The controller associated with transmitter assembly 46 preferably is configured to transmit an identification code with each sensor signal. The identification code identifies the particular flow detector 10. In this manner, multiple flow detectors can be hard- wired to common terminals associated with a control panel. Alternatively, a number of wireless flow detectors can be used in common monitoring area. The identification codes are unique to each transmitter, and serve to differentiate sensor signals received from different flow detectors.

The identification code permits the control panel to associate the sensor signal with a particular sensor, monitoring zone, or monitoring function, and thereby ascertain the nature of the flow condition. The identification code may take the form, for example, of an n-bit code that is generated according to a pseudo-random function either at the factory or in the field. Upon installation, a technician causes the control panel to learn or "enroll" the identification codes for flow detectors coupled to its terminals, as will be explained.

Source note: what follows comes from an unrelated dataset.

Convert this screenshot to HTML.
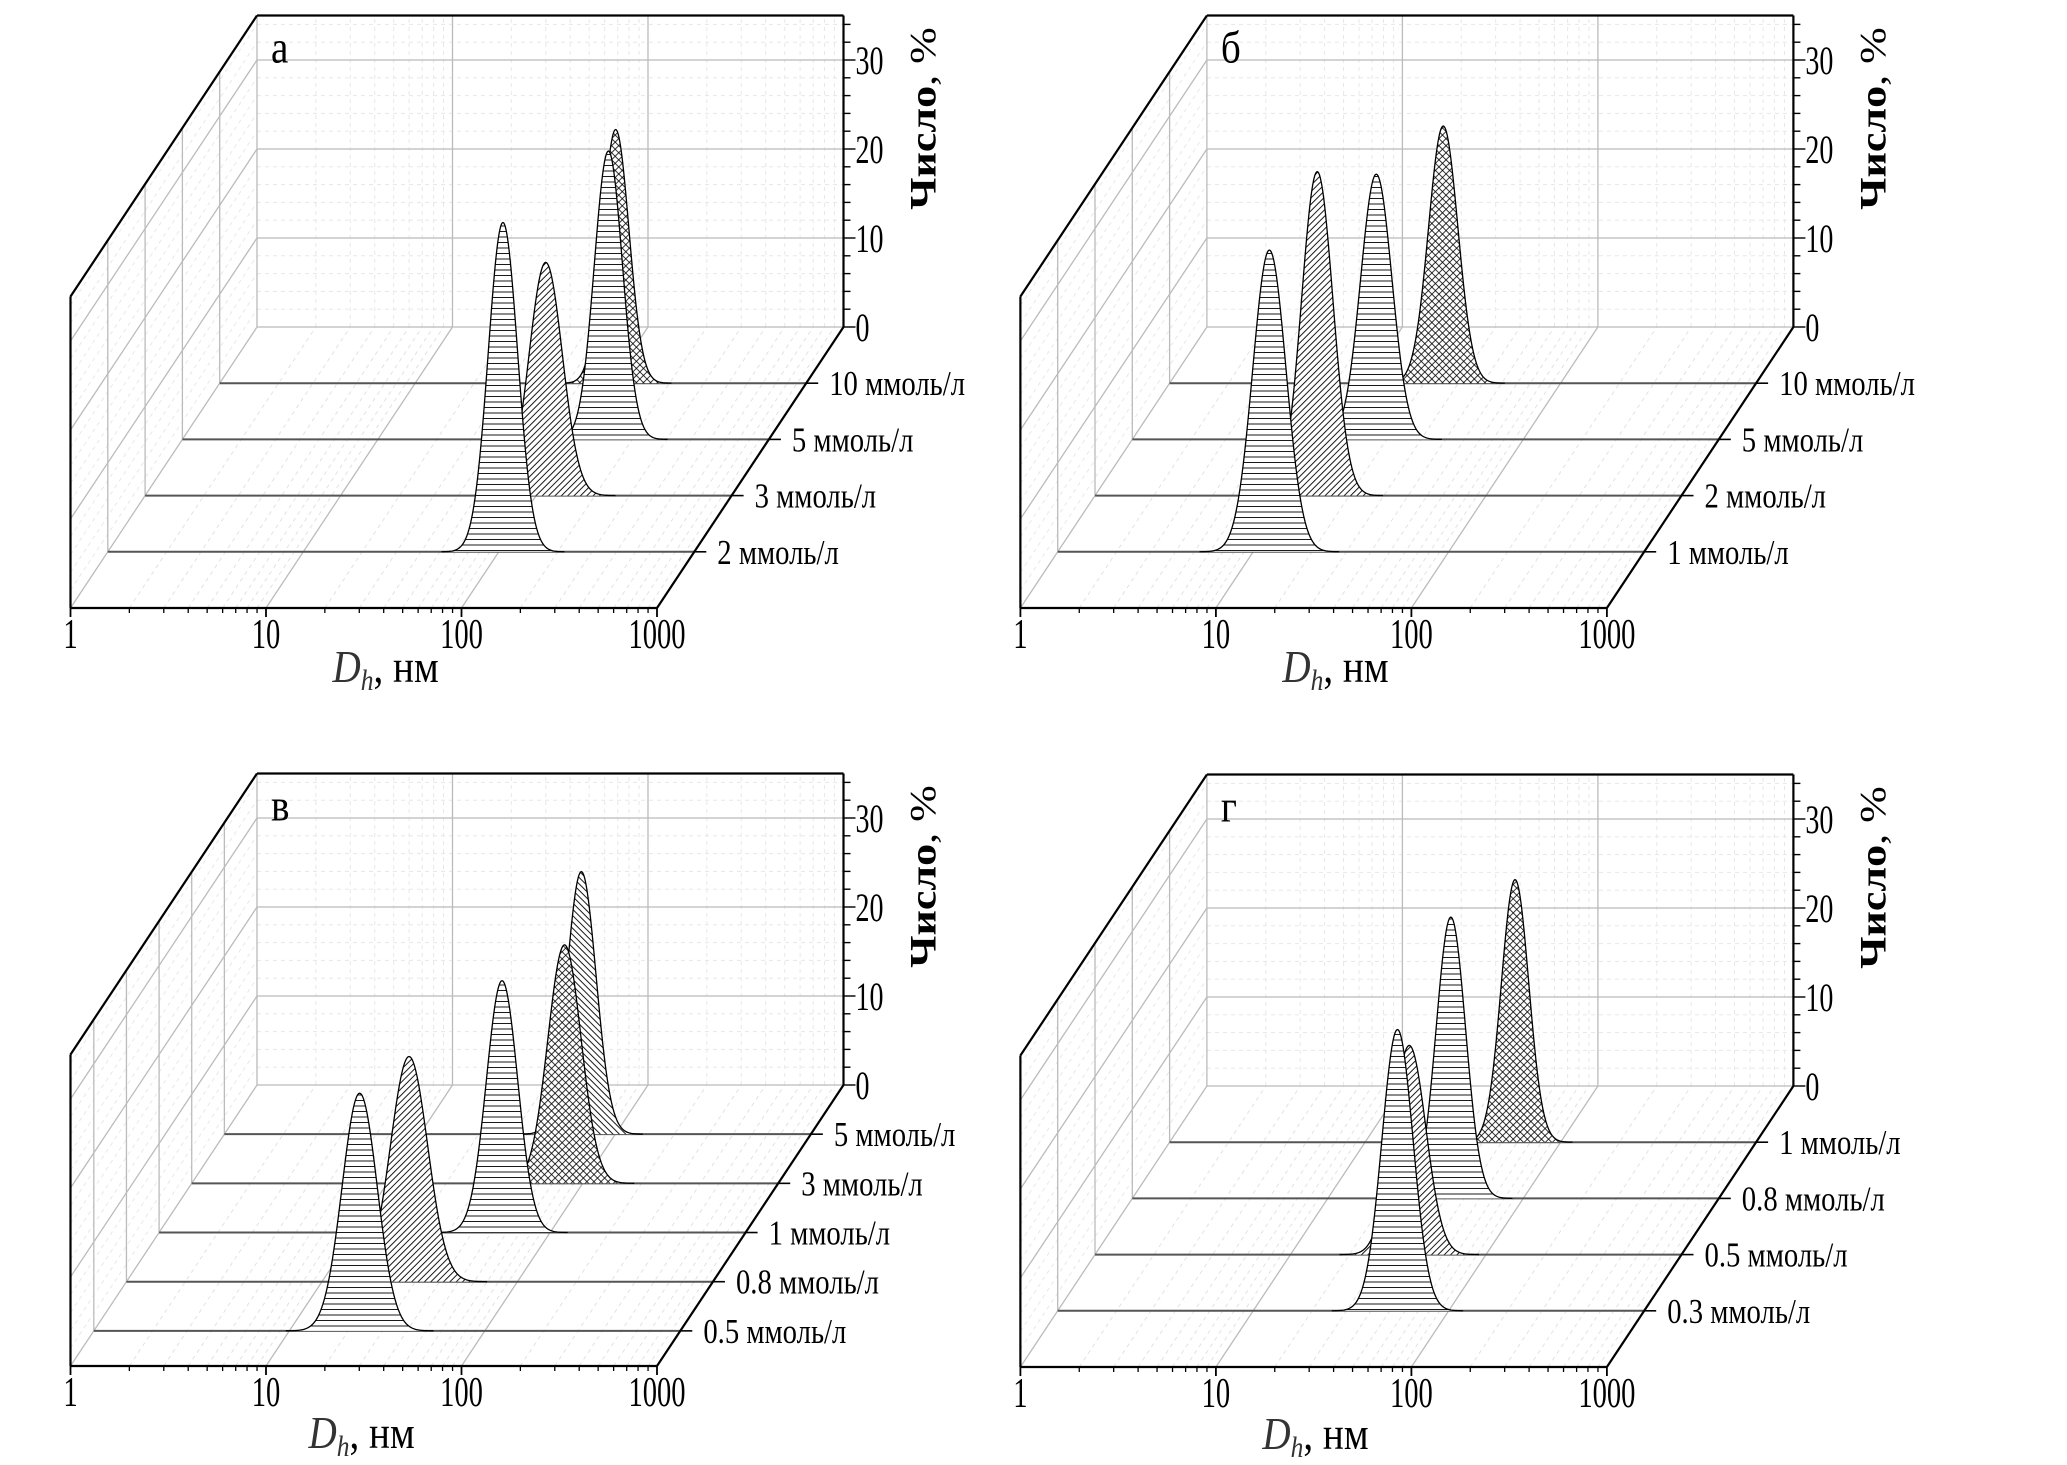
<!DOCTYPE html>
<html><head><meta charset="utf-8"><title>DLS distributions</title>
<style>
html,body{margin:0;padding:0;background:#fff;}
svg{display:block;}
text{font-family:"Liberation Serif","DejaVu Serif",serif;fill:#000;}
</style></head>
<body>
<svg id="chart" width="2067" height="1465" viewBox="0 0 2067 1465" xmlns="http://www.w3.org/2000/svg">
<defs>
<pattern id="p-h" patternUnits="userSpaceOnUse" width="10" height="5.5"><rect width="10" height="5.5" fill="#fff"/><line x1="0" y1="0.5" x2="10" y2="0.5" stroke="#000" stroke-width="0.9"/></pattern>
<pattern id="p-d" patternUnits="userSpaceOnUse" width="4.5" height="4.5" patternTransform="rotate(45)"><rect width="4.5" height="4.5" fill="#fff"/><line x1="0.5" y1="0" x2="0.5" y2="4.5" stroke="#000" stroke-width="0.9"/></pattern>
<pattern id="p-b" patternUnits="userSpaceOnUse" width="4.5" height="4.5" patternTransform="rotate(-45)"><rect width="4.5" height="4.5" fill="#fff"/><line x1="0.5" y1="0" x2="0.5" y2="4.5" stroke="#000" stroke-width="0.9"/></pattern>
<pattern id="p-x" patternUnits="userSpaceOnUse" width="5" height="5" patternTransform="rotate(45)"><rect width="5" height="5" fill="#fff"/><line x1="0.5" y1="0" x2="0.5" y2="5" stroke="#000" stroke-width="0.8"/><line x1="0" y1="0.5" x2="5" y2="0.5" stroke="#000" stroke-width="0.8"/></pattern>
</defs>
</svg>
<script>
// ---- data ----
const aLabels = ['2 ммоль/л','3 ммоль/л','5 ммоль/л','10 ммоль/л'];
const aPeakD = [105, 112, 151, 106];
const aPeakH = [37.0, 26.2, 32.4, 28.5];
const aSigma = [0.075, 0.085, 0.072, 0.068];
const aFill = ['h','d','h','x'];

const bLabels = ['1 ммоль/л','2 ммоль/л','5 ммоль/л','10 ммоль/л'];
const bPeakD = [12.1, 13.7, 17.7, 25.1];
const bPeakH = [33.9, 36.4, 29.8, 28.9];
const bSigma = [0.085, 0.08, 0.08, 0.075];
const bFill = ['h','d','h','x'];

const cLabels = ['0.5 ммоль/л','0.8 ммоль/л','1 ммоль/л','3 ммоль/л','5 ммоль/л'];
const cPeakD = [22.9, 27.9, 56.8, 80.7, 67.0];
const cPeakH = [26.7, 25.3, 28.3, 26.8, 29.5];
const cSigma = [0.09, 0.095, 0.08, 0.085, 0.075];
const cFill = ['h','d','h','x','b'];

const dLabels = ['0.3 ммоль/л','0.5 ммоль/л','0.8 ммоль/л','1 ммоль/л'];
const dPeakD = [54.7, 40.5, 42.6, 58.5];
const dPeakH = [31.6, 23.5, 31.6, 29.5];
const dSigma = [0.08, 0.085, 0.075, 0.07];
const dFill = ['h','d','h','x'];

const yTicks = [0, 10, 20, 30];
const xTickLabels = ['1','10','100','1000'];

// ---- layout ----
const NS = 'http://www.w3.org/2000/svg';
const svg = document.getElementById('chart');
const DW = 195.5, DX = 186.5, DY = -281, UY = 8.9, YMAX = 35;

function mk(tag, attrs, parent){
  const e = document.createElementNS(NS, tag);
  for (const k in attrs) e.setAttribute(k, attrs[k]);
  (parent||svg).appendChild(e);
  return e;
}

function drawPanel(P){
  const g = mk('g', {});
  
  
  const ox = P.ox, oy = P.oy;
  const n = P.labels.length;
  const tOf = i => P.t0 + P.ts * i;
  const X = (L, t) => ox + L * DW + DX * t;
  const Y = (v, t) => oy + DY * t - v * UY;
  const line = (x1,y1,x2,y2,st,w,dash,name) => {
    const l = mk('line',{x1,y1,x2,y2,stroke:st,'stroke-width':w},g);
    if (dash) l.setAttribute('stroke-dasharray', dash);
    
    
    return l;
  };
  for (let dec = 0; dec < 3; dec++) for (let m = 2; m <= 9; m++) {
    const L = dec + Math.log10(m);
    line(X(L,0),Y(0,0),X(L,1),Y(0,1),'#e2e2e2',1,'4,4','floor-minor-grid');
    line(X(L,1),Y(0,1),X(L,1),Y(YMAX,1),'#e8e8e8',1,'4,4','back-minor-grid');
  }
  for (let v = 2; v < YMAX; v += 2) {
    if (v % 10 === 0) continue;
    line(X(0,1),Y(v,1),X(3,1),Y(v,1),'#e8e8e8',1,'4,4','back-minor-grid');
    line(X(0,0),Y(v,0),X(0,1),Y(v,1),'#e8e8e8',1,'4,4','wall-minor-grid');
  }
  [1,2].forEach(L => {
    line(X(L,0),Y(0,0),X(L,1),Y(0,1),'#bbb',1.3,null,'floor-grid');
    line(X(L,1),Y(0,1),X(L,1),Y(YMAX,1),'#bbb',1.3,null,'back-grid');
  });
  yTicks.slice(1).forEach(v => {
    line(X(0,1),Y(v,1),X(3,1),Y(v,1),'#bbb',1.3,null,'back-grid');
    line(X(0,0),Y(v,0),X(0,1),Y(v,1),'#bbb',1.3,null,'wall-grid');
  });
  line(X(0,1),Y(0,1),X(3,1),Y(0,1),'#bbb',1.3,null,'floor-back-edge');
  line(X(0,1),Y(0,1),X(0,1),Y(YMAX,1),'#bbb',1.3,null,'back-left-edge');
  line(X(0,0),Y(0,0),X(0,1),Y(0,1),'#bbb',1.3,null,'wall-bottom-edge');
  for (let i = 0; i < n; i++) {
    const t = tOf(i);
    line(X(0,t),Y(0,t),X(0,t),Y(YMAX,t),'#bbb',1.3,null,'wall-series-grid');
  }
  for (let i = n - 1; i >= 0; i--) {
    const t = tOf(i);
    const mu = Math.log10(P.peakD[i]), s = P.sigma[i], h = P.peakH[i];
    line(X(0,t),Y(0,t),X(3,t),Y(0,t),'#555',2,null,'baseline-' + i);
    let d = '';
    const L0 = Math.max(0, mu - 4.2*s), L1 = Math.min(3, mu + 4.2*s);
    const N = 160;
    for (let k = 0; k <= N; k++) {
      const L = L0 + (L1 - L0) * k / N;
      const v = h * Math.exp(-0.5 * Math.pow((L - mu) / s, 2));
      d += (k ? 'L' : 'M') + X(L,t).toFixed(2) + ',' + Y(v,t).toFixed(2);
    }
    const area = mk('path',{d: d + 'Z', fill:'url(#p-' + P.fill[i] + ')', stroke:'none'}, g);
    
    
    const cur = mk('path',{d: d, fill:'none', stroke:'#000', 'stroke-width':1.3}, g);
    
    
  }
  line(X(0,0),Y(0,0),X(3,0),Y(0,0),'#000',2.2,null,'x-axis');
  line(X(0,0),Y(0,0),X(0,0),Y(YMAX,0),'#000',2.2,null,'front-left-edge');
  line(X(0,0),Y(YMAX,0),X(0,1),Y(YMAX,1),'#000',2.2,null,'wall-top-edge');
  line(X(0,1),Y(YMAX,1),X(3,1),Y(YMAX,1),'#000',2.2,null,'back-top-edge');
  line(X(3,0),Y(0,0),X(3,1),Y(0,1),'#000',2.2,null,'depth-axis');
  line(X(3,1),Y(0,1),X(3,1),Y(YMAX,1),'#000',2.2,null,'y-axis');
  for (let dec = 0; dec <= 3; dec++) {
    line(X(dec,0),Y(0,0),X(dec,0),Y(0,0)+9,'#000',1.8,null,'x-major-tick');
    if (dec < 3) for (let m = 2; m <= 9; m++) {
      const L = dec + Math.log10(m);
      line(X(L,0),Y(0,0),X(L,0),Y(0,0)+5,'#000',1.3,null,'x-minor-tick');
    }
  }
  xTickLabels.forEach((lab, k) => {
    const tx = mk('text',{'font-size':42,'text-anchor':'middle',transform:'translate(' + X(k,0) + ',' + (Y(0,0)+40) + ') scale(0.68,1)'}, g);
    tx.textContent = lab;
    
    
  });
  const xt = mk('text',{'font-size':46,transform:'translate(' + (ox+P.xtx) + ',' + (oy+P.xty) + ') scale(0.85,1)'}, g);
  xt.innerHTML = '<tspan font-style="italic" fill="#333">D</tspan><tspan font-style="italic" fill="#333" font-size="30" dy="8">h</tspan><tspan dy="-8">, нм</tspan>';
  
  
  for (let v = 0; v <= YMAX - 1; v += 2) {
    const major = v % 10 === 0;
    line(X(3,1),Y(v,1),X(3,1)+(major?12:7),Y(v,1),'#000',1.4,null, major ? 'y-major-tick' : 'y-minor-tick');
  }
  yTicks.forEach(v => {
    const tx = mk('text',{'font-size':40,transform:'translate(' + (X(3,1)+12) + ',' + (Y(v,1)+14) + ') scale(0.7,1)'}, g);
    tx.textContent = v;
    
    
  });
  const yt = mk('text',{'font-size':44,'text-anchor':'middle',transform:'translate(' + (X(3,1)+92) + ',' + (Y(YMAX,1)+103) + ') rotate(-90) scale(1,0.85)'}, g);
  yt.innerHTML = '<tspan font-weight="bold">Число</tspan>, %';
  
  
  for (let i = 0; i < n; i++) {
    const t = tOf(i);
    line(X(3,t),Y(0,t),X(3,t)+12,Y(0,t),'#000',1.6,null,'depth-tick');
    const tx = mk('text',{'font-size':35,transform:'translate(' + (X(3,t)+23) + ',' + (Y(0,t)+12) + ') scale(0.82,1)'}, g);
    tx.textContent = P.labels[i];
    
    
  }
  const pl = mk('text',{'font-size':46,transform:'translate(' + (X(0,1)+14) + ',' + (Y(YMAX,1)+47) + ') scale(0.85,1)'}, g);
  pl.textContent = P.letter;
  
  
}

drawPanel({id:'a', letter:'а', ox:70.5, oy:608, xtx:262, xty:74, t0:0.2, ts:0.2, labels:aLabels, peakD:aPeakD, peakH:aPeakH, sigma:aSigma, fill:aFill});
drawPanel({id:'b', letter:'б', ox:1020.4, oy:608, xtx:262, xty:74, t0:0.2, ts:0.2, labels:bLabels, peakD:bPeakD, peakH:bPeakH, sigma:bSigma, fill:bFill});
drawPanel({id:'c', letter:'в', ox:70.5, oy:1366, xtx:238, xty:82, t0:0.125, ts:0.175, labels:cLabels, peakD:cPeakD, peakH:cPeakH, sigma:cSigma, fill:cFill});
drawPanel({id:'d', letter:'г', ox:1020.4, oy:1367, xtx:242, xty:82, t0:0.2, ts:0.2, labels:dLabels, peakD:dPeakD, peakH:dPeakH, sigma:dSigma, fill:dFill});
</script>
</body></html>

Cover 66 may be provided to protect the components of detector 10. Cover 66 may be sized to fit over sub-chassis 40 and transmitter assembly 46, and may have a generally concave shape to permit easy placement and removal. Cover 66 may have a peripheral bottom portion that fits over a peripheral bottom portion of sub-chassis 40. The bottom portion of cover 66 may be formed to seal tightly against the peripheral bottom portion of sub-chassis 40. Alternatively, cover 66 an be attached directly to base 30. In either case, cover 66 is attached directly or indirectly to base 30 to define an enclosure. Cover 66 can be made, for example, from metal, plastic, fiberglass, or other durable materials. Cover 66 may be connected to sub-chassis 40 with two to four button-head screws 68. Button-head screws 68 are received into anchor bosses 45 formed in sub- chassis 40. Inserts 44 are provided within anchor bosses 45 and may be threaded to accept button-head screws 68. Inserts 44 may be molded and formed from 8-32 brass, or from other suitable material. Holes 69 in cover 66 receive button-head screws 68. When button-head screws 68 are tightened, their heads rest against the perimeter of holes 69, thus pulling cover 66 tightly against sub-chassis 40. Inserts 44 are also pulled upward inside anchor bosses 45, thus forming a tight fit between cover 66 and sub-chassis 40. Because sub-chassis 40 may be tightly connected to base 30, cover 66 may also be pulled down tightly against base 30 when it is connected to sub-chassis 40. In the same manner, both cover 66 and sub-chassis 40 may be pulled tightly against gasket 32 and seal detector 10. O-ring seals 70 may be provided at the tops of anchor bosses 45 to produce a tight seal between cover 66 and sub-chassis 40 where button- head screws 68 pass through cover 66 and sub-chassis 40. Alternatively, a gasket may extend around the periphery of sub-chassis 40 and provide holes for passage of screws 68.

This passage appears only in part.